There has been some debate around the fact that some of the roads which are proposed to be part of the 20mph hour have current average speeds above 25mph and West Yorkshire Police as a consultee favour the use of physical enforcement measures in such circumstances. In this regard I have read carefully the briefings of the national campaign group ‘20’s Plenty for Us’. They make clear that it is up to highways authorities to decide what measures to take in such circumstances and it is perfectly possible for the primary emphasis to be on signage as in Wales. There is no requirement by Government for highways authorities to take engineering measures if speeds prior to the introduction of a 20mph limit are above 24mph.

I quote directly below from a briefing from ‘20’s plenty for us'

"When looking at 20mph as an area-wide implementation there will be a mix of average pre-speeds. In the past it is true that implementations have often excluded roads with pre-speeds above 24mph or where they have included them have resorted to physical calming.

However in the last 5 years there have been a developing practice of including faster roads without using physical calming. On such roads reductions have been found of 5-6 mph which whilst not ensuring compliance have resulted in a considerable reduction of risk to road users and a far greater sense of place and comfort for pedestrians and cyclists.

See our briefing at

And so whilst early implementations of signage without physical calming and excluding faster roads  showed small reductions in average speed, later introductions are showing much larger overall reductions and this is skewed to larger reduction on the faster roads with greater volumes of traffic and motor/cycle/pedestrian conflict. Hence the “old” view of slow roads only unless accompanied by physical calming is changing to “community-wide regardless of pre-speed”.

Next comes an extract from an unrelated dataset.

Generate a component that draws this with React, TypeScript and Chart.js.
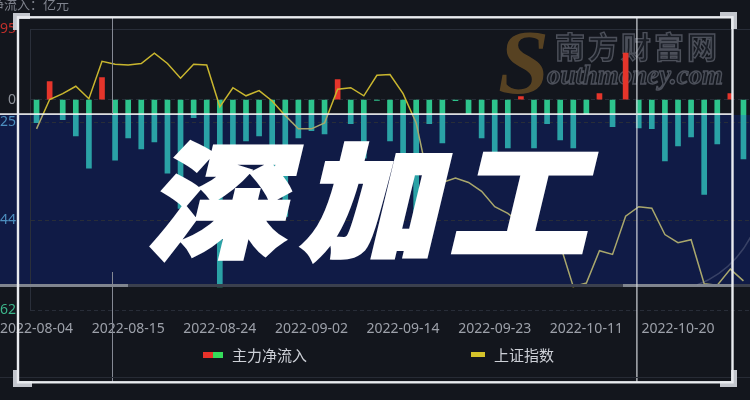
import React, { useEffect, useRef } from 'react';
import { Chart, registerables } from 'chart.js';

Chart.register(...registerables);

const DATES = [
  '2022-08-04', '2022-08-05', '2022-08-08', '2022-08-09', '2022-08-10', '2022-08-11', '2022-08-12',
  '2022-08-15', '2022-08-16', '2022-08-17', '2022-08-18', '2022-08-19', '2022-08-22', '2022-08-23',
  '2022-08-24', '2022-08-25', '2022-08-26', '2022-08-29', '2022-08-30', '2022-08-31', '2022-09-01',
  '2022-09-02', '2022-09-05', '2022-09-06', '2022-09-07', '2022-09-08', '2022-09-09', '2022-09-13',
  '2022-09-14', '2022-09-15', '2022-09-16', '2022-09-19', '2022-09-20', '2022-09-21', '2022-09-22',
  '2022-09-23', '2022-09-26', '2022-09-27', '2022-09-28', '2022-09-29', '2022-09-30', '2022-10-10',
  '2022-10-11', '2022-10-12', '2022-10-13', '2022-10-14', '2022-10-17', '2022-10-18', '2022-10-19',
  '2022-10-20', '2022-10-21', '2022-10-24', '2022-10-25', '2022-10-26', '2022-10-27',
];

// 主力净流入 (亿元)
const MAIN_FLOW = [
  -1.28, 1.0, -1.11, -2.0, -3.78, 1.22, -3.34, -2.11, -2.72, -2.34,
  -4.06, -6.01, -1.0, -2.84, -10.34, -3.67, -2.28, -2.0, -4.23, -6.45,
  -2.11, -1.72, -1.89, 1.11, -1.33, -3.23, -0.05, -2.28, -5.89, -6.56,
  -1.33, -2.39, -0.06, -0.78, -2.11, -3.78, -2.67, 0.17, -2.67, -1.33,
  -2.22, -2.67, -0.78, 0.33, -1.5, 2.56, -1.56, -1.61, -3.39, -2.56,
  -2.06, -5.23, -2.45, 0.33, -3.28,
];

// 上证指数
const SH_INDEX = [
  3189, 3229, 3237, 3247, 3230, 3281, 3277, 3276, 3278, 3292,
  3278, 3258, 3277, 3276, 3219, 3245, 3234, 3241, 3227, 3207,
  3189, 3189, 3197, 3243, 3245, 3234, 3262, 3263, 3237, 3197,
  3114, 3116, 3122, 3116, 3104, 3083, 3074, 3060, 3046, 3041,
  3031, 2974, 2979, 3023, 3018, 3070, 3083, 3081, 3045, 3034,
  3038, 2978, 2976, 2998, 2982,
];

const SERIES_NAMES = ['主力净流入', '上证指数'];
const Y_TICKS = [3.895, 0, -1.25, -6.644, -11.62];
const Y_TICK_LABELS = ['3.895', '0', '-1.25', '-6.644', '-11.62'];
const Y_MIN = -11.62;
const Y_MAX = 3.895;
const IDX_MIN = 2942;
const IDX_MAX = 3325;
const X_LABEL_EVERY = 7;
const Y_AXIS_NAME = '主力净流入：亿元';
const TITLE_CHARS = ['深', '加', '工'];
const WATERMARK_CN = '南方财富网';
const WATERMARK_S = 'S';
const WATERMARK_EN = 'outhmoney.com';

const BAND_TOP = 115;
const BAND_BOTTOM = 284;

function bandGradient(chart: any, outside: string, inside: string) {
  const h = chart.height || 400;
  const g = chart.ctx.createLinearGradient(0, 0, 0, h);
  g.addColorStop(0, outside);
  g.addColorStop(BAND_TOP / h, outside);
  g.addColorStop(BAND_TOP / h, inside);
  g.addColorStop(BAND_BOTTOM / h, inside);
  g.addColorStop(BAND_BOTTOM / h, outside);
  g.addColorStop(1, outside);
  return g;
}

const decorPlugin = {
  id: 'decor',
  beforeDraw(chart: any) {
    const c = chart.ctx;
    c.save();
    c.fillStyle = '#13161d';
    c.fillRect(0, 0, chart.width, chart.height);
    c.fillStyle = '#101b46';
    c.fillRect(0, BAND_TOP, chart.width, BAND_BOTTOM - BAND_TOP);
    c.restore();
  },
  beforeDatasetsDraw(chart: any) {
    const c = chart.ctx;
    c.save();
    // watermark
    c.font = 'italic bold 92px "Liberation Serif"';
    c.textAlign = 'left';
    c.textBaseline = 'alphabetic';
    c.fillStyle = 'rgba(105,78,36,0.8)';
    c.fillText(WATERMARK_S, 498, 93);
    c.font = 'bold 30px "Noto Sans CJK SC"';
    (c as any).letterSpacing = '3px';
    c.fillStyle = 'rgba(28,31,40,0.9)';
    c.strokeStyle = 'rgba(95,99,110,0.75)';
    c.lineWidth = 1.4;
    c.fillText(WATERMARK_CN, 555, 58);
    c.strokeText(WATERMARK_CN, 555, 58);
    (c as any).letterSpacing = '0px';
    c.font = 'italic bold 28px "Liberation Serif"';
    c.fillText(WATERMARK_EN, 547, 84, 176);
    c.strokeText(WATERMARK_EN, 547, 84, 176);
    c.restore();
  },
  afterDraw(chart: any) {
    const c = chart.ctx;
    const W = chart.width;
    c.save();
    // band edges
    c.fillStyle = '#f2f3f6';
    c.fillRect(0, 113.3, 732, 1.6);
    c.fillStyle = '#3b404e';
    c.fillRect(0, BAND_BOTTOM, W, 3);
    c.fillStyle = '#80858f';
    c.fillRect(0, BAND_BOTTOM, 128, 3);
    c.fillRect(623, BAND_BOTTOM, 110, 3);
    // faint circle
    c.strokeStyle = 'rgba(150,156,175,0.3)';
    c.lineWidth = 1.5;
    c.beginPath();
    c.arc(660, 190, 102, 0.25, 1.2);
    c.stroke();
    // thin vertical lines
    c.fillStyle = '#858994';
    c.fillRect(112, 17, 1, 97);
    c.fillRect(112, 272, 1, 110);
    c.fillStyle = '#d0d3d9';
    c.fillRect(636.3, 17, 1.2, 365);
    // faint line near bottom
    c.fillStyle = '#272b35';
    c.fillRect(0, 377, W, 1);

    // big title
    c.fillStyle = '#ffffff';
    c.strokeStyle = '#ffffff';
    c.lineWidth = 5;
    c.lineJoin = 'miter';
    c.font = '900 124px "Noto Sans CJK SC"';
    c.textAlign = 'center';
    c.textBaseline = 'middle';
    const centers = [227, 380, 529];
    TITLE_CHARS.forEach((ch, k) => {
      c.save();
      c.translate(centers[k], 201);
      c.transform(1.1, 0, -0.24, 1, 0, 0);
      c.fillText(ch, 0, 0);
      c.strokeText(ch, 0, 0);
      c.restore();
    });

    // frame corner pieces
    c.fillStyle = '#c3c6cd';
    c.fillRect(13, 13, 17, 6);
    c.fillRect(13, 13, 6, 17);
    c.fillRect(720, 12, 17, 6);
    c.fillRect(731, 12, 6, 17);
    c.fillRect(13, 370, 6, 17);
    c.fillRect(13, 381, 19, 6);
    c.fillRect(731, 370, 6, 17);
    c.fillRect(720, 381, 17, 6);
    // frame
    c.strokeStyle = '#e9ebef';
    c.lineWidth = 2.4;
    c.strokeRect(18, 17.3, 714.5, 365);

    // legend
    const ds = chart.data.datasets;
    c.font = '15px "Noto Sans CJK SC"';
    c.textAlign = 'left';
    c.textBaseline = 'middle';
    c.fillStyle = '#e8322a';
    c.fillRect(203, 352, 10, 6);
    c.fillStyle = '#35dc5a';
    c.fillRect(213, 352, 10, 6);
    c.fillStyle = '#cdd0d7';
    c.fillText(ds[0].label, 232, 355);
    c.fillStyle = '#d4c22a';
    c.fillRect(471, 352, 14, 5);
    c.fillStyle = '#cdd0d7';
    c.fillText(ds[1].label, 494, 355);

    // axis name (cut by the top-left edge)
    c.font = '13px "Noto Sans CJK SC"';
    c.textAlign = 'right';
    c.fillStyle = '#7f838d';
    c.fillText(Y_AXIS_NAME, 69, 4);
    c.restore();
  },
};

export default function App() {
  const ref = useRef<HTMLCanvasElement>(null);
  useEffect(() => {
    document.body.style.margin = '0';
    const canvas = ref.current;
    if (!canvas) return;
    Chart.defaults.font.family = '"Noto Sans", "Noto Sans CJK SC", sans-serif';
    const tickColors = ['#c0302b', '#8d9199', '#4d8fbf', '#4d8fbf', '#3cb48a'];
    const chart = new Chart(canvas, {
      type: 'bar',
      data: {
        labels: DATES,
        datasets: [
          {
            type: 'bar',
            label: SERIES_NAMES[0],
            data: MAIN_FLOW,
            yAxisID: 'y',
            order: 2,
            barThickness: 5,
            backgroundColor: (ctx: any) =>
              ctx.raw >= 0 ? '#e5352b' : bandGradient(ctx.chart, '#2dc48c', '#2aa2a6'),
          },
          {
            type: 'line',
            label: SERIES_NAMES[1],
            data: SH_INDEX,
            yAxisID: 'y1',
            order: 1,
            borderWidth: 1.5,
            pointRadius: 0,
            tension: 0,
            borderColor: (ctx: any) => bandGradient(ctx.chart, '#c9b62e', '#a9a76c'),
          },
        ] as any,
      },
      options: {
        animation: false,
        responsive: true,
        maintainAspectRatio: false,
        layout: { padding: { top: 29, left: 0, right: 0, bottom: 53 } },
        plugins: { legend: { display: false }, tooltip: { enabled: false } },
        scales: {
          x: {
            grid: { display: false, drawTicks: false },
            border: { display: false },
            ticks: {
              autoSkip: false,
              maxRotation: 0,
              minRotation: 0,
              padding: 10,
              color: '#9da1aa',
              font: { size: 14 },
              callback: (_v: any, i: number) => (i % X_LABEL_EVERY === 0 ? DATES[i] : ''),
            },
            afterFit: (s: any) => {
              s.paddingLeft = 0;
              s.paddingRight = 0;
            },
          },
          y: {
            position: 'left',
            min: Y_MIN,
            max: Y_MAX,
            afterBuildTicks: (s: any) => {
              s.ticks = Y_TICKS.map((v) => ({ value: v }));
            },
            afterFit: (s: any) => {
              s.width = 30;
              s.paddingTop = 0;
              s.paddingBottom = 0;
            },
            grid: { color: '#282d38', lineWidth: 1, drawTicks: false },
            border: {
              display: true,
              color: '#2a2f3a',
              dash: (ctx: any) => (ctx.index === 0 ? [] : [4, 3]),
            } as any,
            ticks: {
              padding: 14,
              font: { size: 14 },
              color: (ctx: any) => tickColors[ctx.index] || '#8d9199',
              callback: (_v: any, i: number) => Y_TICK_LABELS[i],
            },
          },
          y1: {
            display: false,
            position: 'right',
            min: IDX_MIN,
            max: IDX_MAX,
            grid: { display: false },
          },
        },
      } as any,
      plugins: [decorPlugin],
    });
    return () => chart.destroy();
  }, []);
  return (
    <div style={{ position: 'fixed', left: 0, top: 0, width: 750, height: 400 }}>
      <canvas ref={ref} />
    </div>
  );
}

There is absolutely no requirement by Government to take engineering measures if pre-speeds are above 24 mph. All the DfT guidance says is that schemes where av speeds are already 24mph or below are most likely to achieve compliance. The 01/2013 guidance actually references the application of 20mph limits in Portsmouth where pre-speeds were above 24mph (Para 92). It also suggests actions that highways can take to increase compliance in such streets and these include additional signage, vehicle activated signs, safety cameras as well as light-touch engineering. The latter can include lane width reduction, removal of centre white lines, addition of mandatory cycle lanes, etc.